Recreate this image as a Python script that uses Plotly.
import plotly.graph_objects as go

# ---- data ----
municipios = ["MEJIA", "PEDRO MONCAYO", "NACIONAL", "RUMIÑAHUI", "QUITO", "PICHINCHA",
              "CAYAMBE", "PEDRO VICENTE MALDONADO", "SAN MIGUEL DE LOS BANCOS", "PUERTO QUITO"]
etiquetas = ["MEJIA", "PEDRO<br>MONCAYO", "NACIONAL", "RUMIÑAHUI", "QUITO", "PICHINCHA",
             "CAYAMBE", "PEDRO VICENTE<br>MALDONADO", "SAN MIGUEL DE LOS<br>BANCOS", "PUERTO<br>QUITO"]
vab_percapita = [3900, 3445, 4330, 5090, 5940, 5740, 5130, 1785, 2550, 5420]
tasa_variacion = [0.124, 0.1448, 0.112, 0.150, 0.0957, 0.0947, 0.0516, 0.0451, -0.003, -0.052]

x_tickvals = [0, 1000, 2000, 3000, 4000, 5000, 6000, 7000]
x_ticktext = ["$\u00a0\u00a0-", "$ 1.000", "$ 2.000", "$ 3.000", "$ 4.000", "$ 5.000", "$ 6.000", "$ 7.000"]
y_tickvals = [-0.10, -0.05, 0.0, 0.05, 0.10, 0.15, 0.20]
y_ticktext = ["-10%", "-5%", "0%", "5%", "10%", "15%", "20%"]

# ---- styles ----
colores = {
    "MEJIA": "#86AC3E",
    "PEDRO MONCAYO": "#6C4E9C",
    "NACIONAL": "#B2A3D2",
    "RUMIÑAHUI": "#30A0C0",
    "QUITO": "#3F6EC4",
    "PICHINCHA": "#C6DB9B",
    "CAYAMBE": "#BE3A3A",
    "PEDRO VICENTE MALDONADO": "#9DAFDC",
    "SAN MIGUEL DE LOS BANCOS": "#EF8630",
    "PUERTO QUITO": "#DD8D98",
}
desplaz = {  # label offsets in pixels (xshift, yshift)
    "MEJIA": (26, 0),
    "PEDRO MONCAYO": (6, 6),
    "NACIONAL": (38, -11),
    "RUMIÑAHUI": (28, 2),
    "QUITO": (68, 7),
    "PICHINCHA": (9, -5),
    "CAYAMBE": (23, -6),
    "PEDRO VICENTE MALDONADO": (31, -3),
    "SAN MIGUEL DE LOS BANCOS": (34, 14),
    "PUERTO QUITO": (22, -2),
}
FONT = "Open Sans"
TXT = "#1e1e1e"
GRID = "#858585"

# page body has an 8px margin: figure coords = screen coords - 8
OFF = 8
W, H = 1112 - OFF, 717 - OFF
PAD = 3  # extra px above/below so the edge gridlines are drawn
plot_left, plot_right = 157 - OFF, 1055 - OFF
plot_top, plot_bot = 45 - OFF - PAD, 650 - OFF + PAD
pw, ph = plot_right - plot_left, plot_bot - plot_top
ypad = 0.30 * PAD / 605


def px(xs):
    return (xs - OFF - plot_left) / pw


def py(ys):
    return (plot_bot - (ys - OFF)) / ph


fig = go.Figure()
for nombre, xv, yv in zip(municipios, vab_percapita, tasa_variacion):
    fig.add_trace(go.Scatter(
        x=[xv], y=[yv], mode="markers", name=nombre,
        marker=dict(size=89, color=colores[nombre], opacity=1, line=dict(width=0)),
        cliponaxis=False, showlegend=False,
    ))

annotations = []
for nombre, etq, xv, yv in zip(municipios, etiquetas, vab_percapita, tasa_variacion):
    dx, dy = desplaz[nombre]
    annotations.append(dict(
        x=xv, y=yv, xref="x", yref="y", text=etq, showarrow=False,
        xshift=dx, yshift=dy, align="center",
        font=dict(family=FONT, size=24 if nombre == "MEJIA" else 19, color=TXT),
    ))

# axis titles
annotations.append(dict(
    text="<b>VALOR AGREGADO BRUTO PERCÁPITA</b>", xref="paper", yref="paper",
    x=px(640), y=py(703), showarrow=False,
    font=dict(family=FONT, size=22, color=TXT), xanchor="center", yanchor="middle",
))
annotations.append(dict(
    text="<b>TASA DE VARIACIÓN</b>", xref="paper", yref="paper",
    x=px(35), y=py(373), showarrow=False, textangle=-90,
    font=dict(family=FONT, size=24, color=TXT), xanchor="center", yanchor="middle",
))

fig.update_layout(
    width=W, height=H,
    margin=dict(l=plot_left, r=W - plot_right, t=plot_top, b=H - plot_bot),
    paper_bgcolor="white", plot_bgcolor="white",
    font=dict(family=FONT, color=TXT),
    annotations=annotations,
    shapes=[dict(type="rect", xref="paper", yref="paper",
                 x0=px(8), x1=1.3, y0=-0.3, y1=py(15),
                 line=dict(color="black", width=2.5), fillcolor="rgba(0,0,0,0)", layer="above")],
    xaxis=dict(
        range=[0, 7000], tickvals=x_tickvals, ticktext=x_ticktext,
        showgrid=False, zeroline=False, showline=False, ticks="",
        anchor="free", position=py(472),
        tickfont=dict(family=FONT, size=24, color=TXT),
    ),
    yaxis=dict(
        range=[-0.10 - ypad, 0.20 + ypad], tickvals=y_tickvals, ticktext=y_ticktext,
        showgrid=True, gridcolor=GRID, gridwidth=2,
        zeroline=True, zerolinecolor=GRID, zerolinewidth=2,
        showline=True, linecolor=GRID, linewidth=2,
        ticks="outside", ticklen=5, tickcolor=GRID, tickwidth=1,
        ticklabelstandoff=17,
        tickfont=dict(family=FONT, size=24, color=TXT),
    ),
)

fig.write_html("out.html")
○ ○ ○ ○ ○ ○ ○
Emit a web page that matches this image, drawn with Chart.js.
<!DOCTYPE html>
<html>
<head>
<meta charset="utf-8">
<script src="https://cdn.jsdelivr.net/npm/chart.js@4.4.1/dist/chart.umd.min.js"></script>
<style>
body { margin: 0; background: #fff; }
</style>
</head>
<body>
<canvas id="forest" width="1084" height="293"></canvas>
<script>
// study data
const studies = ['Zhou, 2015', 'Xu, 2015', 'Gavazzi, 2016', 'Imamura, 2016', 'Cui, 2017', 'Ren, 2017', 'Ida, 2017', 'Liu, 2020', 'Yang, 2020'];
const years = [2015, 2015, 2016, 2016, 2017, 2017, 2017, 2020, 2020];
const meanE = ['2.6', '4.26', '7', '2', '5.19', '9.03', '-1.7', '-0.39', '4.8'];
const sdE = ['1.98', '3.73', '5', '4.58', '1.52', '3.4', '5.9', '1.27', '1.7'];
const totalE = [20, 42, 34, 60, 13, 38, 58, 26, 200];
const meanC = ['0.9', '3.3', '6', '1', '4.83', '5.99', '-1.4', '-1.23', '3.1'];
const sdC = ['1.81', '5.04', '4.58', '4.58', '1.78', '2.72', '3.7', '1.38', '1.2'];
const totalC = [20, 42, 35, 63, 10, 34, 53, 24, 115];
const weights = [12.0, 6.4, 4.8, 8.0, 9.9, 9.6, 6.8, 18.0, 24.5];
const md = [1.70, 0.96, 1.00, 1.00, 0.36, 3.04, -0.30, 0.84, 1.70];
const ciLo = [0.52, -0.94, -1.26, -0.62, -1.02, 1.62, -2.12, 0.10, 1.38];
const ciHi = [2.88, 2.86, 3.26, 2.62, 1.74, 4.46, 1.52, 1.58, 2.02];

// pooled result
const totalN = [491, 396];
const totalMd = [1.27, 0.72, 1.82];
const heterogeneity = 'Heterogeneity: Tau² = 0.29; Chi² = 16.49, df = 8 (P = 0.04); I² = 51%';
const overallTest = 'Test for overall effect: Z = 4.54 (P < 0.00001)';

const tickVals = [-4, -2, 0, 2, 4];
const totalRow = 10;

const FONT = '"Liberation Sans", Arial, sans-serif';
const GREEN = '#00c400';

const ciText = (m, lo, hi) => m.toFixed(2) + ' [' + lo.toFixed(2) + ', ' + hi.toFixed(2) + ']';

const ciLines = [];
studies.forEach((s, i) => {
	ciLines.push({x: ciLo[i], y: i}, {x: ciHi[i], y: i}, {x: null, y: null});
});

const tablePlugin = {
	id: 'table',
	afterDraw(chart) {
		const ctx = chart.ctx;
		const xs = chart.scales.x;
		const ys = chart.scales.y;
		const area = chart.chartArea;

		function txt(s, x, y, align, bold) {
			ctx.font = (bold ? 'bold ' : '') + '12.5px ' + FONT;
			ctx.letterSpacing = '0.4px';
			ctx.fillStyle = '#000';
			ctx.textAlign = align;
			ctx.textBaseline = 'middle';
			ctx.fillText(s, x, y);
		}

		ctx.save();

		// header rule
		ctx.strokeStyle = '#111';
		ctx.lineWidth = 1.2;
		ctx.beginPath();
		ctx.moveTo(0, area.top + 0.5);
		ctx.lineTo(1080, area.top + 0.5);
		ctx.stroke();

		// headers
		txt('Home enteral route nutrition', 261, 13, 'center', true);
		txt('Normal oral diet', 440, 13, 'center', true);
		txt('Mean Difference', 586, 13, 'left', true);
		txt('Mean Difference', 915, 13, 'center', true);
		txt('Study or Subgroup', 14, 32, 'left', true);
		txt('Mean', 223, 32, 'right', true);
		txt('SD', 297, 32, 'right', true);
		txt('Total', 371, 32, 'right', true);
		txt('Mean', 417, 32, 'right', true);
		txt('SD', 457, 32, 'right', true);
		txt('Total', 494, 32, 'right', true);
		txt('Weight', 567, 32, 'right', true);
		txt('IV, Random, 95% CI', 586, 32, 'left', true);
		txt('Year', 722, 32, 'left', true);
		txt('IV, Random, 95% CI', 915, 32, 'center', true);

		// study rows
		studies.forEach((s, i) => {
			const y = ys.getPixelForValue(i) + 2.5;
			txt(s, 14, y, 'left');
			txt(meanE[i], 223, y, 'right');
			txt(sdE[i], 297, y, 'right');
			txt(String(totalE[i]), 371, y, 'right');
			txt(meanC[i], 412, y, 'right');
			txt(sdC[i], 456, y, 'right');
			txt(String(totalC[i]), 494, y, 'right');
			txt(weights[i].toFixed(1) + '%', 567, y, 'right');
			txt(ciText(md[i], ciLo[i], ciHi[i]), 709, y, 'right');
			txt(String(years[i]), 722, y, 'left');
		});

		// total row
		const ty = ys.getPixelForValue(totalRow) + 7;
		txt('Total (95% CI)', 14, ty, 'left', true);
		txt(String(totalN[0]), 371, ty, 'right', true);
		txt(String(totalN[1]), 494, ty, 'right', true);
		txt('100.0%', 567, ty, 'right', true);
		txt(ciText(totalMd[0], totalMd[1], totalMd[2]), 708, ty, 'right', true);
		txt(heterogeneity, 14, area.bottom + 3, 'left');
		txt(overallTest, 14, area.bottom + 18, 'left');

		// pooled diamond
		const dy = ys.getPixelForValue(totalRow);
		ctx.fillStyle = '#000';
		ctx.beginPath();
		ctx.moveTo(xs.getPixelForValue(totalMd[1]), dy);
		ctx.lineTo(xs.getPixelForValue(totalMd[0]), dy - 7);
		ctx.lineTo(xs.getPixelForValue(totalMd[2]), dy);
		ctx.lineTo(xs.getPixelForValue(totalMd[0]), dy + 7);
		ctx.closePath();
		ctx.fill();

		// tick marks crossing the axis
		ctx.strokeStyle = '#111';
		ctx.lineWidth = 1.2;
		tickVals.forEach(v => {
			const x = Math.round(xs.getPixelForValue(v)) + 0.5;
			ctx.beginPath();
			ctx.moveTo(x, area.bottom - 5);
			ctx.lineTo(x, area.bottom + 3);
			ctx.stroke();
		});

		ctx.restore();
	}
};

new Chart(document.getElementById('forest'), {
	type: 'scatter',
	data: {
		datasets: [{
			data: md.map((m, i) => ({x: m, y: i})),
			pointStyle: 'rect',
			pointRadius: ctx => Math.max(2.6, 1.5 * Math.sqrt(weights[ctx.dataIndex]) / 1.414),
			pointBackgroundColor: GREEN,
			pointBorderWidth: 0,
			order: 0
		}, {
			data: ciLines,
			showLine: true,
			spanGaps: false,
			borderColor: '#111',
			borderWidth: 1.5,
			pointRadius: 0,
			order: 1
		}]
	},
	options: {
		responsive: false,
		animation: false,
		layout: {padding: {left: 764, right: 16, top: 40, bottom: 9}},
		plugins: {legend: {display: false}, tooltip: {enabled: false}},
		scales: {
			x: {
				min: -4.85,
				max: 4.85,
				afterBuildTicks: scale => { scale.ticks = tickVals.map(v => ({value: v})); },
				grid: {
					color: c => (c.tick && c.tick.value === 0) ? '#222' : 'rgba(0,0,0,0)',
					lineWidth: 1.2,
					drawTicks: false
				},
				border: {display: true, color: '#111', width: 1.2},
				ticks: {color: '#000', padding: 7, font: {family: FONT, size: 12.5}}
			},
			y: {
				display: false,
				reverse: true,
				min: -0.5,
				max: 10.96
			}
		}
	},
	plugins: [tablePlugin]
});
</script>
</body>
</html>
○ ○ ○ ○ ○ ○ ○
» **WORK TO BE COMPLETED**
Using the data above, transcribe the lines that run from the line with "Emit a web page" to the line with "const overallTest = 'Test", both ends kept, and output nothing else.

» **WRITTEN SOLUTION**
Emit a web page that matches this image, drawn with Chart.js.
<!DOCTYPE html>
<html>
<head>
<meta charset="utf-8">
<script src="https://cdn.jsdelivr.net/npm/chart.js@4.4.1/dist/chart.umd.min.js"></script>
<style>
body { margin: 0; background: #fff; }
</style>
</head>
<body>
<canvas id="forest" width="1084" height="293"></canvas>
<script>
// study data
const studies = ['Zhou, 2015', 'Xu, 2015', 'Gavazzi, 2016', 'Imamura, 2016', 'Cui, 2017', 'Ren, 2017', 'Ida, 2017', 'Liu, 2020', 'Yang, 2020'];
const years = [2015, 2015, 2016, 2016, 2017, 2017, 2017, 2020, 2020];
const meanE = ['2.6', '4.26', '7', '2', '5.19', '9.03', '-1.7', '-0.39', '4.8'];
const sdE = ['1.98', '3.73', '5', '4.58', '1.52', '3.4', '5.9', '1.27', '1.7'];
const totalE = [20, 42, 34, 60, 13, 38, 58, 26, 200];
const meanC = ['0.9', '3.3', '6', '1', '4.83', '5.99', '-1.4', '-1.23', '3.1'];
const sdC = ['1.81', '5.04', '4.58', '4.58', '1.78', '2.72', '3.7', '1.38', '1.2'];
const totalC = [20, 42, 35, 63, 10, 34, 53, 24, 115];
const weights = [12.0, 6.4, 4.8, 8.0, 9.9, 9.6, 6.8, 18.0, 24.5];
const md = [1.70, 0.96, 1.00, 1.00, 0.36, 3.04, -0.30, 0.84, 1.70];
const ciLo = [0.52, -0.94, -1.26, -0.62, -1.02, 1.62, -2.12, 0.10, 1.38];
const ciHi = [2.88, 2.86, 3.26, 2.62, 1.74, 4.46, 1.52, 1.58, 2.02];

// pooled result
const totalN = [491, 396];
const totalMd = [1.27, 0.72, 1.82];
const heterogeneity = 'Heterogeneity: Tau² = 0.29; Chi² = 16.49, df = 8 (P = 0.04); I² = 51%';
const overallTest = 'Test for overall effect: Z = 4.54 (P < 0.00001)';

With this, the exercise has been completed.